Effects of normal stress vibrations on frictional healing

We conducted laboratory experiments to study frictional healing and the effects of normal stress vibrations on healing. The experiments were carried out using a servo-controlled double-direct shear apparatus on 10 cm x 10 cm blocks separated by a 3 mm-thick gouge layer of fine-grained (grain size of 75-212 /zm) quartz powder. We performed slide-hold-slide tests in which sliding surfaces were driven at a constant velocity, halted for a given interval, then restarted at the prior driving velocity. Healing varied systematically with cumulative displacement, and by conducting several sets of identical slide-hold-slides we calibrated and removed these effects.

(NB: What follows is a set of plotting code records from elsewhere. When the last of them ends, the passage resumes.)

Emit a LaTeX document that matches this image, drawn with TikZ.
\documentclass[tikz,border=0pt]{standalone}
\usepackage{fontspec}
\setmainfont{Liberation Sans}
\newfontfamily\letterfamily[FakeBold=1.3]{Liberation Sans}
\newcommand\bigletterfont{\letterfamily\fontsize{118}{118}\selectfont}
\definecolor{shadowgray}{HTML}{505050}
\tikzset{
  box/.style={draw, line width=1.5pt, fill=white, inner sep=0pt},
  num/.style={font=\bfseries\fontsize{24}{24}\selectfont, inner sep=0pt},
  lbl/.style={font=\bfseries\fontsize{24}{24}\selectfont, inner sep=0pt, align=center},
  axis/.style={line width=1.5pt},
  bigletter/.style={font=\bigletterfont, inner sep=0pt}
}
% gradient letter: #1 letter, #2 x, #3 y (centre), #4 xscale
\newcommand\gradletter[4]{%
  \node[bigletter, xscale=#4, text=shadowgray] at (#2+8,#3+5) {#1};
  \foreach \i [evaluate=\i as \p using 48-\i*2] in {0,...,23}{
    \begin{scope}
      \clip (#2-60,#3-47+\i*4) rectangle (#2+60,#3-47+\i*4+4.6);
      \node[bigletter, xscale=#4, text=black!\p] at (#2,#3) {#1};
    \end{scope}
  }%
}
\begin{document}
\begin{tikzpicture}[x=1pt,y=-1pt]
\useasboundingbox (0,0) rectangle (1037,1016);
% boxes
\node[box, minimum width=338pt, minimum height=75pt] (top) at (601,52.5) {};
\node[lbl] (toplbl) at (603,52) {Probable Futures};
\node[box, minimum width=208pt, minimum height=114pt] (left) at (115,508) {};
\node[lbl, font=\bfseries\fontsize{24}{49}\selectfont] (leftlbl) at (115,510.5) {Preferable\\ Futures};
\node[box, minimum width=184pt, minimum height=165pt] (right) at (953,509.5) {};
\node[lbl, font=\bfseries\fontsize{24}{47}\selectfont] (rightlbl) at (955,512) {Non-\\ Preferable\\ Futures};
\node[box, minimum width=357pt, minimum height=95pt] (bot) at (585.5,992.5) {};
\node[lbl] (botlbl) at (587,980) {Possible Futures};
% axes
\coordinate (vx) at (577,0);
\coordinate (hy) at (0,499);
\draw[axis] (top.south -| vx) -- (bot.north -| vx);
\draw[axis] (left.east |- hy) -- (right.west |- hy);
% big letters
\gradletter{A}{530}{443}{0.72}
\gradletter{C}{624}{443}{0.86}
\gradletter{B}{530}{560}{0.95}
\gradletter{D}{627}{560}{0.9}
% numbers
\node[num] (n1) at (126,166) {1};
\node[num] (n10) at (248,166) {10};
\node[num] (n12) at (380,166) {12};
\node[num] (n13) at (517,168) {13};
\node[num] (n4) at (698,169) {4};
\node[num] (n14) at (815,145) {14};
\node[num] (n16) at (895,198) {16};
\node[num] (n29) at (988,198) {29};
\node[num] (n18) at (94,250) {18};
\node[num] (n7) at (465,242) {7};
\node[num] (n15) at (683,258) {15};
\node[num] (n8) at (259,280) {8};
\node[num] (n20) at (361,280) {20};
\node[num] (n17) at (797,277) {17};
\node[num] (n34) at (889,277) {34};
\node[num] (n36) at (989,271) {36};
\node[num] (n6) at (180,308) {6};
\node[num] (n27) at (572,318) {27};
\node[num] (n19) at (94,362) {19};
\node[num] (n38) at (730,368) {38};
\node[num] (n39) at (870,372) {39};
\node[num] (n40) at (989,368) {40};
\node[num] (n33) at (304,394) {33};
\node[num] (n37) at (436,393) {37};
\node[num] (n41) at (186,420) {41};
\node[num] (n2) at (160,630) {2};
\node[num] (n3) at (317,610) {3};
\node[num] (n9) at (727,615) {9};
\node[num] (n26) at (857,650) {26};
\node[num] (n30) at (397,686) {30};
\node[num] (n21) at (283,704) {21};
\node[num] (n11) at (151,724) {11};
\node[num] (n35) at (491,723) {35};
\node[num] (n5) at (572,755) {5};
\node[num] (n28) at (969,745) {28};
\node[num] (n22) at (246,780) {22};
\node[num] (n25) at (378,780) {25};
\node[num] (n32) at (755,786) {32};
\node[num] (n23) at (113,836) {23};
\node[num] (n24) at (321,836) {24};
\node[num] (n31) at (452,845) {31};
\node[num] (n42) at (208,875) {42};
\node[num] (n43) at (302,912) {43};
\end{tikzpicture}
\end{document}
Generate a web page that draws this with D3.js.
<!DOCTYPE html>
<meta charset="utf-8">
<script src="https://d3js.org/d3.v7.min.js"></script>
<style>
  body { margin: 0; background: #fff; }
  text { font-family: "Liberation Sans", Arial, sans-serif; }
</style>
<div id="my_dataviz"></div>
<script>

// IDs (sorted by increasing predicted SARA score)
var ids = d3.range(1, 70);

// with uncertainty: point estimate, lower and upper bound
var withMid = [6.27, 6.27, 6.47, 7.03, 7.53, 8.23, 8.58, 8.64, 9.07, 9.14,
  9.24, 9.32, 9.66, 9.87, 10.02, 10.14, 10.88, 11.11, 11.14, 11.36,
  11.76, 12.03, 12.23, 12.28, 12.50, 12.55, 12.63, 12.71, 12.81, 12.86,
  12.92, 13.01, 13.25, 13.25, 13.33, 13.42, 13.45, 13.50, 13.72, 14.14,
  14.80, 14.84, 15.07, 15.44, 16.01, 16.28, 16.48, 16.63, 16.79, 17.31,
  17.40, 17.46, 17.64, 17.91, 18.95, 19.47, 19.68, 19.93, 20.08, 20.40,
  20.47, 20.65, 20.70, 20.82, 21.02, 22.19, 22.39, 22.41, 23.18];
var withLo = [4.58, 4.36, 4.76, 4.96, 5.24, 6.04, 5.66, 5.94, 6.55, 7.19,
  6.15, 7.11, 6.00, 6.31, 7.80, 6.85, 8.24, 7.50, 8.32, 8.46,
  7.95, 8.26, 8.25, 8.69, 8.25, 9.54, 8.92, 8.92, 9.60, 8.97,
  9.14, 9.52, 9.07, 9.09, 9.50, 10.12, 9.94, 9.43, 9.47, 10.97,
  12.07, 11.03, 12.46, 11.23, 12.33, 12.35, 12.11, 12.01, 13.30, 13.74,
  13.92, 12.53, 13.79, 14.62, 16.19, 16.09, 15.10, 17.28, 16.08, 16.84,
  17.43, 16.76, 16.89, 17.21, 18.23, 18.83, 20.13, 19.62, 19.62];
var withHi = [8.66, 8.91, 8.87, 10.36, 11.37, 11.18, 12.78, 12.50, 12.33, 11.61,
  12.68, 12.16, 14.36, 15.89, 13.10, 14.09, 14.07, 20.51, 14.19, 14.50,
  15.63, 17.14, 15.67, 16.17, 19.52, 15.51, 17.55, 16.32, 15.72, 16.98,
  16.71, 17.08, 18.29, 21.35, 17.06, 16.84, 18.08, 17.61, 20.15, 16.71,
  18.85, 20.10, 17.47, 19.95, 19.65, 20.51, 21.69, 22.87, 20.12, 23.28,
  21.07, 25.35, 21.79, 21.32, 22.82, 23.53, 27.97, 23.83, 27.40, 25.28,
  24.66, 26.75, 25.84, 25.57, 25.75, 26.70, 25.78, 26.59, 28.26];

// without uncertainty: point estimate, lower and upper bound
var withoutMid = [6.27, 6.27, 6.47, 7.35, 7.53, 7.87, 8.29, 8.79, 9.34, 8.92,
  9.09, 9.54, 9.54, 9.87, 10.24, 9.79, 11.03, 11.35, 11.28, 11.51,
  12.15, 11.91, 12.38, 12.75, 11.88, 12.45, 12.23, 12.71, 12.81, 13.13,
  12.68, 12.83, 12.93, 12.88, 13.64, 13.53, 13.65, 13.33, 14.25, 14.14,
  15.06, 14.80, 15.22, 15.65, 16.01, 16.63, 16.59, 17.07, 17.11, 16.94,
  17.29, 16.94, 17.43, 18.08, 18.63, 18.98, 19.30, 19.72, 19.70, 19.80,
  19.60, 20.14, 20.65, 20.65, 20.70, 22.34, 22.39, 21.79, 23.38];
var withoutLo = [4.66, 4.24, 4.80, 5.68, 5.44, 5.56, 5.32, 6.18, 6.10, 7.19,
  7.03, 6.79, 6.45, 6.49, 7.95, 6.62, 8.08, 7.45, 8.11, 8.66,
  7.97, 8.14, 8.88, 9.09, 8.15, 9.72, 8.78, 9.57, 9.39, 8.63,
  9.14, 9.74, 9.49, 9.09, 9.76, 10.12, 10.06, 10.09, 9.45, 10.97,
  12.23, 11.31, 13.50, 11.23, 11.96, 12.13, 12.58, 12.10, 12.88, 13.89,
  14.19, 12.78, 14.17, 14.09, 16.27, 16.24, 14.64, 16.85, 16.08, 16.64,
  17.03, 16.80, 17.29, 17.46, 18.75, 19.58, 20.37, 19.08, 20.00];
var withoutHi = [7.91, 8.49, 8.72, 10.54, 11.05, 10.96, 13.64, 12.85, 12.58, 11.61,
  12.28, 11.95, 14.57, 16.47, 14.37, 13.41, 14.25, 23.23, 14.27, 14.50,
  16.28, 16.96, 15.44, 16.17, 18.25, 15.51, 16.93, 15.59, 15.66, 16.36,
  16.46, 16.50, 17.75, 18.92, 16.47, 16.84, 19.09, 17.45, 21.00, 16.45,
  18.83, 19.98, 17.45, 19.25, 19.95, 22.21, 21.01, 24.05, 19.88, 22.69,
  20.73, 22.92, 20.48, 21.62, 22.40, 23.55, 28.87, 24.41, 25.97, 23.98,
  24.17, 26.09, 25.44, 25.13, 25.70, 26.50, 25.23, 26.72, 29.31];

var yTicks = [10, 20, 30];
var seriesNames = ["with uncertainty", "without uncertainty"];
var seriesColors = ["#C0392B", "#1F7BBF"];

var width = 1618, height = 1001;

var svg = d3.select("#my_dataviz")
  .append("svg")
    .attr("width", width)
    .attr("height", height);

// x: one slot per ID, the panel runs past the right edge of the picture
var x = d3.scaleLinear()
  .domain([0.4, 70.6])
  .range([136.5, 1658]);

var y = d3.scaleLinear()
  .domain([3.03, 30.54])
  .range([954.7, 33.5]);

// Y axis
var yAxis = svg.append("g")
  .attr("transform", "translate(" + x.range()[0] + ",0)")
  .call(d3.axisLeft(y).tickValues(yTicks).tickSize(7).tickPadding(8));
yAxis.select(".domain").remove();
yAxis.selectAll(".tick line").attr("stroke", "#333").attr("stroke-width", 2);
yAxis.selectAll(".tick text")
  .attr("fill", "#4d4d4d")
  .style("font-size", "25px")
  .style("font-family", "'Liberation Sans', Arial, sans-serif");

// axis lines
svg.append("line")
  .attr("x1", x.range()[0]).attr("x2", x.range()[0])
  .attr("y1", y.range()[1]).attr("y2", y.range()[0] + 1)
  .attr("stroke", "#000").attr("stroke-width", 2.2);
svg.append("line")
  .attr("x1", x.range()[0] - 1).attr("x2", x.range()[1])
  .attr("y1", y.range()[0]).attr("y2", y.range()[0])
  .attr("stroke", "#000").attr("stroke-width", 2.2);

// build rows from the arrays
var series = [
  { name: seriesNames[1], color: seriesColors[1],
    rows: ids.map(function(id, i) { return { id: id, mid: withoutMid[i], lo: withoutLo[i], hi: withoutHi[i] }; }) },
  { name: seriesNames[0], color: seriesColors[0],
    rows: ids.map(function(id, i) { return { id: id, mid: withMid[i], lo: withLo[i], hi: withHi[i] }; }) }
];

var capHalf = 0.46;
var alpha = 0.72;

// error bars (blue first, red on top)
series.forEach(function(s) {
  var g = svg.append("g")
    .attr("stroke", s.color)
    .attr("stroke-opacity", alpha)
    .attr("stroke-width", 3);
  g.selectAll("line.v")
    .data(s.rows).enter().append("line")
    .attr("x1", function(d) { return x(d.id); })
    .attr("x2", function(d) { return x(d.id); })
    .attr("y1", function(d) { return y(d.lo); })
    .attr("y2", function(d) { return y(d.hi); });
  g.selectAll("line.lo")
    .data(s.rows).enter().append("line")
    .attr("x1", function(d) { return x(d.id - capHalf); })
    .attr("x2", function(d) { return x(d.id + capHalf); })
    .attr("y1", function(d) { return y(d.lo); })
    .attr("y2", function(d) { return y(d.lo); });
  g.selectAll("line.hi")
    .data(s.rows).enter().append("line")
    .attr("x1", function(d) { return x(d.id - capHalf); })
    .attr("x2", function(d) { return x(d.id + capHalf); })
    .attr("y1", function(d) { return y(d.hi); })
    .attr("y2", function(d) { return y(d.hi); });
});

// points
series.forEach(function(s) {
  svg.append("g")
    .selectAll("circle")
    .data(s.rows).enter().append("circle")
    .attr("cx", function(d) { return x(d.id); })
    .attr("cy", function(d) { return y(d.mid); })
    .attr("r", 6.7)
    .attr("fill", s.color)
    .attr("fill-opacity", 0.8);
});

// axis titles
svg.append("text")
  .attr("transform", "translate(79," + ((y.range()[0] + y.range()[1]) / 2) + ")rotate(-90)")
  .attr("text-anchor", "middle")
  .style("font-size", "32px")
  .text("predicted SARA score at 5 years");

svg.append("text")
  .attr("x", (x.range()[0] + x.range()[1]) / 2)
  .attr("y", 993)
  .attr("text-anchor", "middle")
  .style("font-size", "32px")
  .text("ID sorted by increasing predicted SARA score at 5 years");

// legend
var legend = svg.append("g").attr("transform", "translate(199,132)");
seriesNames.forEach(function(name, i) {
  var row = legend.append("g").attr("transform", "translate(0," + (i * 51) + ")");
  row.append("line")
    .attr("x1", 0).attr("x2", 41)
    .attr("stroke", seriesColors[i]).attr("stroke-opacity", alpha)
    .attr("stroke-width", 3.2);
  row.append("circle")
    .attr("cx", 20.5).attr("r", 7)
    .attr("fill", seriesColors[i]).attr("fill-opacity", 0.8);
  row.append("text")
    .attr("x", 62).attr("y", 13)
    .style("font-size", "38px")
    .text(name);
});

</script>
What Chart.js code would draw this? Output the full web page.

Forward modeling of the healing and relaxation curves using the rateand state-dependent friction laws shows that a displacement-dependent increase in the parameter b can account for our observations. To study the effects of vibration, we varied the mean normal stress of 25 MPa during holds by double amplitudes ranging from 1 to 13 MPa at a frequency of 1 Hz. Vibrations increased rates and magnitudes of frictional relaxation and healing, most likely due to increased gouge compaction. These effects increased with increasing amplitude of vibration. We performed normal stress step tests and used the results to model the vibrational slide-hold-slide tests. Rate- and state-dependent constitutive laws cannot adequately describe the behavior we observed experimentally because they neglect gouge compaction. Mechanisms such as normal force oscillations may explain faster fault healing rates than would be predicted by standard laboratory measurements at constant stress.